◆ TASK DETAILS:
Repeat exactly and only the lines from the line containing "Convert this chart to D3.js code." through the line containing "const yTicks = [0, 50, 100, 150, 200, 250, 300];", both included.
** START EXERCISE INPUTS **
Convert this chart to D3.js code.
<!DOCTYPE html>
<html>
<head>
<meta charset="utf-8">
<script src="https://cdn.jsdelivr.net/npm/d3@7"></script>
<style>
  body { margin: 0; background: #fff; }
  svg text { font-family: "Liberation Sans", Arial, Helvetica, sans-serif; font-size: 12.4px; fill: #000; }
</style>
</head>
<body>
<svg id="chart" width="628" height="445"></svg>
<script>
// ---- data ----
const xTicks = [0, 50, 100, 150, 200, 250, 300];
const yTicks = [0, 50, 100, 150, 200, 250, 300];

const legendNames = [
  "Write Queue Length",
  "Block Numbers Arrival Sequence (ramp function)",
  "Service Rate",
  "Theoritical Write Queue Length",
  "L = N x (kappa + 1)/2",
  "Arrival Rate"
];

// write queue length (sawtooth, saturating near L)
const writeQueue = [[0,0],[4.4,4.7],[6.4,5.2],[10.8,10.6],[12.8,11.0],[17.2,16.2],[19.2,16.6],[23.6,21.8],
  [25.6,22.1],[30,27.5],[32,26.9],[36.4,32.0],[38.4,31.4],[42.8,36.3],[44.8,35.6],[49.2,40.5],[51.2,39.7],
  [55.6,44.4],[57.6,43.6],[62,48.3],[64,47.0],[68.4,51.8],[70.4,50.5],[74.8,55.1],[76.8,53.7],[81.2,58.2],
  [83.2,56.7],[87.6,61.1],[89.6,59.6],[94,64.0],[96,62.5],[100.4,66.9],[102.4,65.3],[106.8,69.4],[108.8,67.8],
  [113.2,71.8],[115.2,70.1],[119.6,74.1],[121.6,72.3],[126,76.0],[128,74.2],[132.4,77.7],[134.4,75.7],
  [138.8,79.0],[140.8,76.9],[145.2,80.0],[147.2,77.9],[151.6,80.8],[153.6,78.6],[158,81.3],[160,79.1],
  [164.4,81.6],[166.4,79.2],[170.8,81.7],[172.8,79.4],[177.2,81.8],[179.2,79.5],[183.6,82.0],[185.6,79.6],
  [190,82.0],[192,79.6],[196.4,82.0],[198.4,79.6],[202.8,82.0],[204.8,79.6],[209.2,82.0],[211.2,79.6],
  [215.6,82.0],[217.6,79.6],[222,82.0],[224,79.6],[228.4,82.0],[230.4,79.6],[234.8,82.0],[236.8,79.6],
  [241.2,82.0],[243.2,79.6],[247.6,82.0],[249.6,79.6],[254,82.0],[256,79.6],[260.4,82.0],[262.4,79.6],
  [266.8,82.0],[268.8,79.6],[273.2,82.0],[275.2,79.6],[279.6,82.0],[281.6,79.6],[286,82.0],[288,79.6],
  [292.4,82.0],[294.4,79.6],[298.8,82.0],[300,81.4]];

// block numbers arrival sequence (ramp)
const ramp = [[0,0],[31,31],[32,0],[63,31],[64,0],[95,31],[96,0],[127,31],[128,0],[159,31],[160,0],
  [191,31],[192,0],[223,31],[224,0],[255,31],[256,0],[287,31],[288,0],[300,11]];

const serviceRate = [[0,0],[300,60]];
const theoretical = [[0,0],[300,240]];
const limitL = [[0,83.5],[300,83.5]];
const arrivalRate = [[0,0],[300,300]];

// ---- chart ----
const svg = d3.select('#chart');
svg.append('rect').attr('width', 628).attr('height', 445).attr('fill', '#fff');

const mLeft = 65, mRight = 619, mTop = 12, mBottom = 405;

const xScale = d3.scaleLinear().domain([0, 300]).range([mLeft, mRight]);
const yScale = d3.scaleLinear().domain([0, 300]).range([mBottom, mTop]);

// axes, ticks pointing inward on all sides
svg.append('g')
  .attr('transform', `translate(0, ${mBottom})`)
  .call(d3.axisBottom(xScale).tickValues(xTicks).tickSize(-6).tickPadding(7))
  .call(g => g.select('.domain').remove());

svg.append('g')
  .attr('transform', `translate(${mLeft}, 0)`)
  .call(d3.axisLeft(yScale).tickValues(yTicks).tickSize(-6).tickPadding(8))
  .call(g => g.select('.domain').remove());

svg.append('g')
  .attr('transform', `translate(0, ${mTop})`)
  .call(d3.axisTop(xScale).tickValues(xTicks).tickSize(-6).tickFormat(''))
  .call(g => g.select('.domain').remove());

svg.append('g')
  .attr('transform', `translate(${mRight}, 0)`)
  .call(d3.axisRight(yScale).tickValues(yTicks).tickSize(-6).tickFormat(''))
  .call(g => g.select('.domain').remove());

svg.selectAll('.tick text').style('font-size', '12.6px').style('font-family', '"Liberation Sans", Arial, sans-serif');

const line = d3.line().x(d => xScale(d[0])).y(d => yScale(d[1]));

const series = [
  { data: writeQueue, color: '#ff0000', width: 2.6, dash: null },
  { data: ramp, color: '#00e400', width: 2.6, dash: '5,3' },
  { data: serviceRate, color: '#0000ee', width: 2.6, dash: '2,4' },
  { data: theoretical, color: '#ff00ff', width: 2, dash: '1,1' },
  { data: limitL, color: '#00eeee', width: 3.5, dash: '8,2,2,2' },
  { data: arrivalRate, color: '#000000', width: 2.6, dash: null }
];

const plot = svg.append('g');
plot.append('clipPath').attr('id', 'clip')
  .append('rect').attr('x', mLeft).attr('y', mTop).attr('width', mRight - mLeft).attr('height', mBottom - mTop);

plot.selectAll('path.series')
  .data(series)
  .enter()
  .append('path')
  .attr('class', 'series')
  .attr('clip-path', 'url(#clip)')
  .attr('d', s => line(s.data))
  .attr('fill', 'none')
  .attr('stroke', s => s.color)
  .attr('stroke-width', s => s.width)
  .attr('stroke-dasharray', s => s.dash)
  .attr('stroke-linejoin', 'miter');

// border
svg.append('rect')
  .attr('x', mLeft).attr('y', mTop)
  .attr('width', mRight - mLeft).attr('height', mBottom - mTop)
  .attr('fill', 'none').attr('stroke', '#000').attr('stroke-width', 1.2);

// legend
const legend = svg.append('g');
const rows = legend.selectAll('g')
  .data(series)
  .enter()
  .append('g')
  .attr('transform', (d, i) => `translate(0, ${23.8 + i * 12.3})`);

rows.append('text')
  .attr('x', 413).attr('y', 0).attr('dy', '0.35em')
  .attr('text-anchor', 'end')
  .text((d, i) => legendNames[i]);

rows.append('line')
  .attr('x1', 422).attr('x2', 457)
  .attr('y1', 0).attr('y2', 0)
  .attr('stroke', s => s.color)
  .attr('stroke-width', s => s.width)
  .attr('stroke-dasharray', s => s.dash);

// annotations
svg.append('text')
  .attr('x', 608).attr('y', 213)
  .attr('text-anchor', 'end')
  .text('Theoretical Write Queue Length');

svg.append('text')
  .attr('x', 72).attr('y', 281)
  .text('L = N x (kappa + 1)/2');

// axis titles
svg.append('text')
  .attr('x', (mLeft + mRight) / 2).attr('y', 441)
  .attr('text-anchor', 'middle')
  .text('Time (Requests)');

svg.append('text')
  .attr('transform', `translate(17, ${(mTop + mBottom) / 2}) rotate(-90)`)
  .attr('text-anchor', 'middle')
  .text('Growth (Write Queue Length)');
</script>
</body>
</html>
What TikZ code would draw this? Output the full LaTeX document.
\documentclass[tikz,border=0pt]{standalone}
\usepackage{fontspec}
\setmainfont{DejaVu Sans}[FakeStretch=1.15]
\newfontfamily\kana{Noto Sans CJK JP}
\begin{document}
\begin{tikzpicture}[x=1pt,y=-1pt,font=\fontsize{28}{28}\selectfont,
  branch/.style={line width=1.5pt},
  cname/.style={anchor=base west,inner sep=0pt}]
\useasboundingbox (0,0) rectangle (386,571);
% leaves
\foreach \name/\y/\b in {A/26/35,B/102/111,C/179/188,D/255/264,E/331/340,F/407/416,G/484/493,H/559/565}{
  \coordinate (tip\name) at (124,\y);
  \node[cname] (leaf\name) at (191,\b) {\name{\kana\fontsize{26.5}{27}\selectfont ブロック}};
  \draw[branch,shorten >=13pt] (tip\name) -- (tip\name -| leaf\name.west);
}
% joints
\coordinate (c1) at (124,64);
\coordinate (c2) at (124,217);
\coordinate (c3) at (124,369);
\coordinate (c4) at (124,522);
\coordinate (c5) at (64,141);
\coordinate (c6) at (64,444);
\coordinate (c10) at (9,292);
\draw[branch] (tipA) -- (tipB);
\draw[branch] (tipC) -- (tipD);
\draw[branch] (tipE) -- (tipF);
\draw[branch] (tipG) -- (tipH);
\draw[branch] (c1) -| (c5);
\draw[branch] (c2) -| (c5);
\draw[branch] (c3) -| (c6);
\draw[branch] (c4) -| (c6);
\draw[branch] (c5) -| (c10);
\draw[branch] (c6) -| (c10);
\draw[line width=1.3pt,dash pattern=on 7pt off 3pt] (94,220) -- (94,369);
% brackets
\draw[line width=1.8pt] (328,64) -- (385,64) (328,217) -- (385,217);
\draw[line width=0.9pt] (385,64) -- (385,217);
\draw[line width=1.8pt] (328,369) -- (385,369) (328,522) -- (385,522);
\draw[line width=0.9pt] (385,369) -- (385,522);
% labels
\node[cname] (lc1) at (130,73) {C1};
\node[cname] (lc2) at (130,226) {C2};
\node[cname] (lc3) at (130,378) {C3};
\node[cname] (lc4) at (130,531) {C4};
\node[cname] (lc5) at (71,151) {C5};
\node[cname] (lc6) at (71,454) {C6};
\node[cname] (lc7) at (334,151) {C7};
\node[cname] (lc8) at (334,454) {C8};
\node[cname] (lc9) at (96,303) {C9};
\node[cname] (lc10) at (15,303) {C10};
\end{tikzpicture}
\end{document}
** END EXERCISE INPUTS **
** START EXERCISE INPUTS **
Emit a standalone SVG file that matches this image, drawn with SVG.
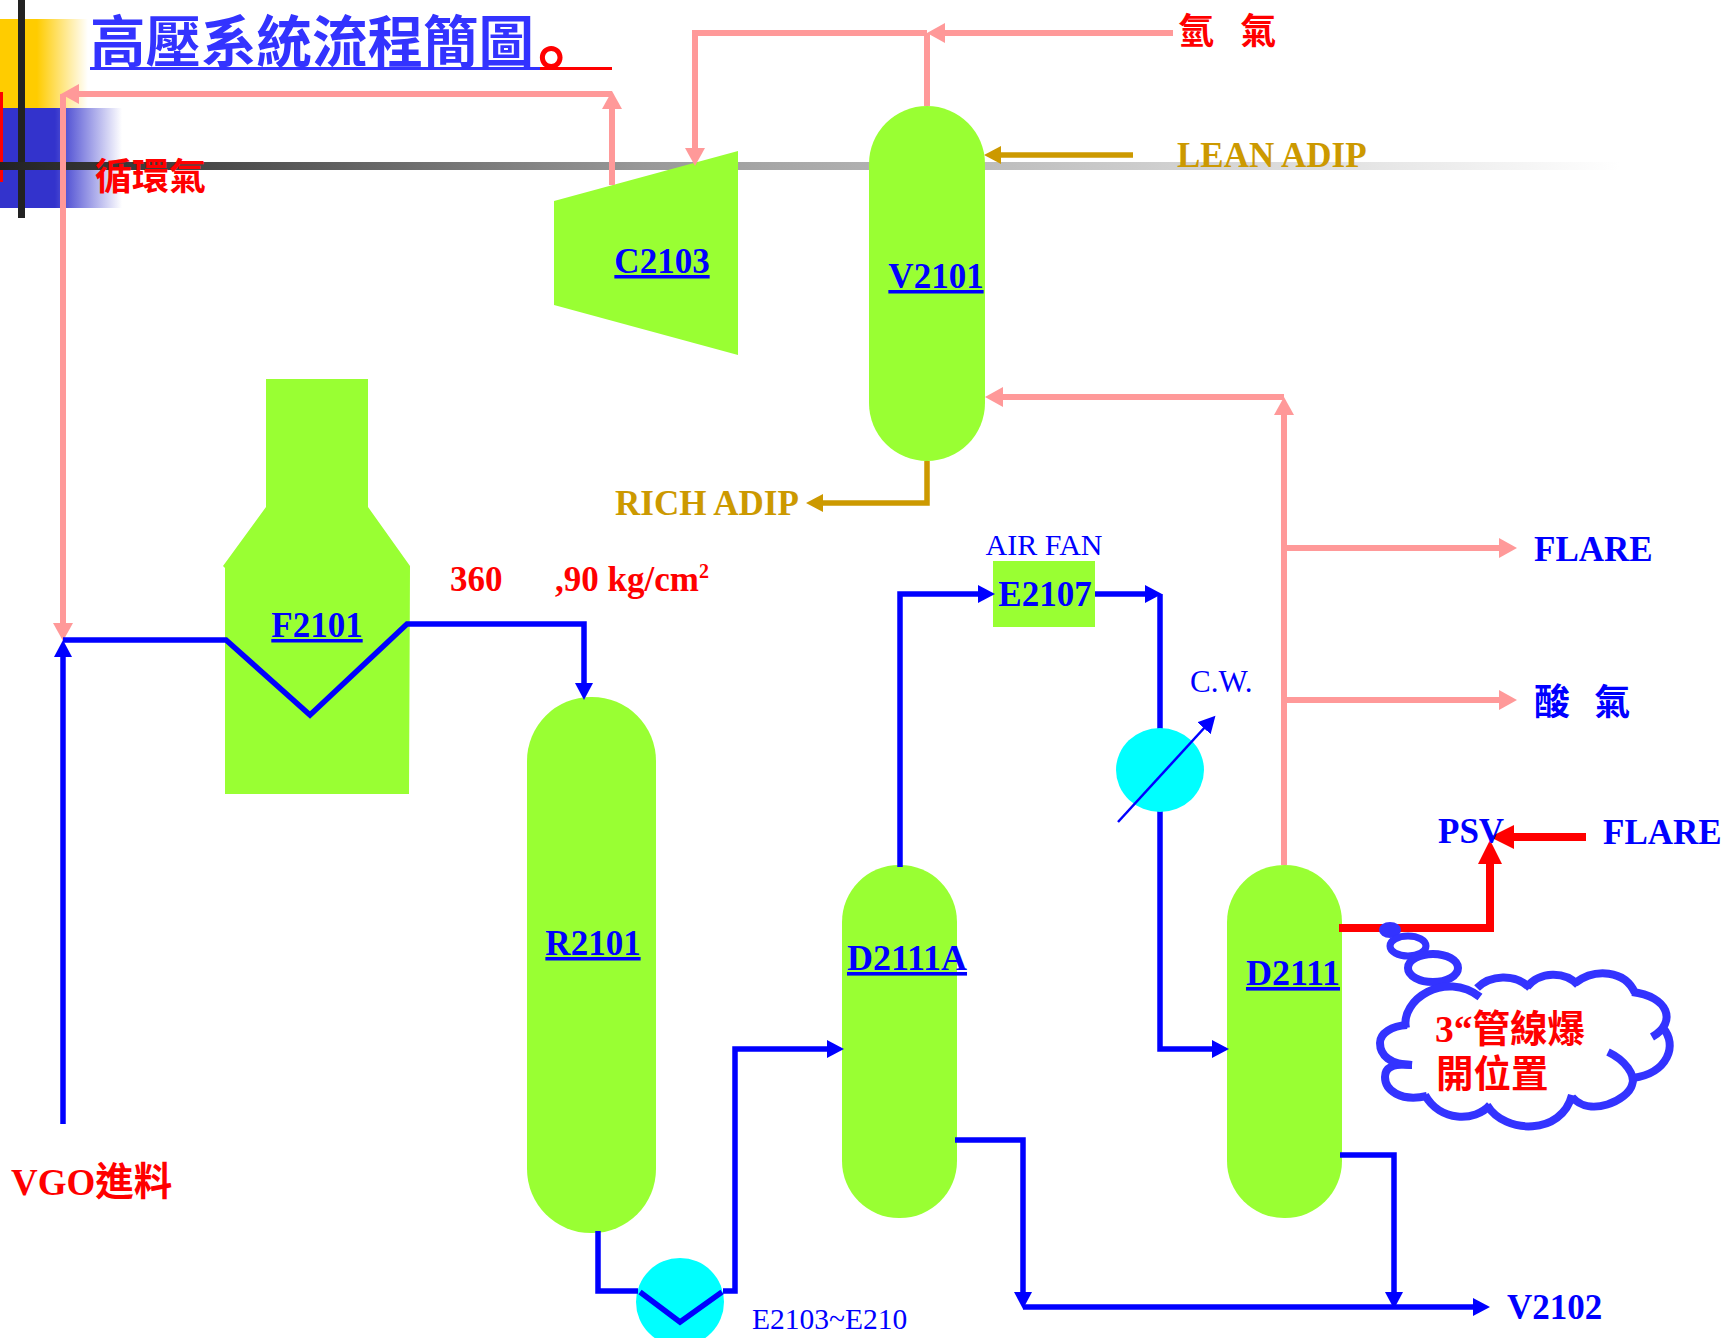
** END EXERCISE INPUTS **
◆ SOLUTION FOR THIS EXERCISE:
Convert this chart to D3.js code.
<!DOCTYPE html>
<html>
<head>
<meta charset="utf-8">
<script src="https://cdn.jsdelivr.net/npm/d3@7"></script>
<style>
  body { margin: 0; background: #fff; }
  svg text { font-family: "Liberation Sans", Arial, Helvetica, sans-serif; font-size: 12.4px; fill: #000; }
</style>
</head>
<body>
<svg id="chart" width="628" height="445"></svg>
<script>
// ---- data ----
const xTicks = [0, 50, 100, 150, 200, 250, 300];
const yTicks = [0, 50, 100, 150, 200, 250, 300];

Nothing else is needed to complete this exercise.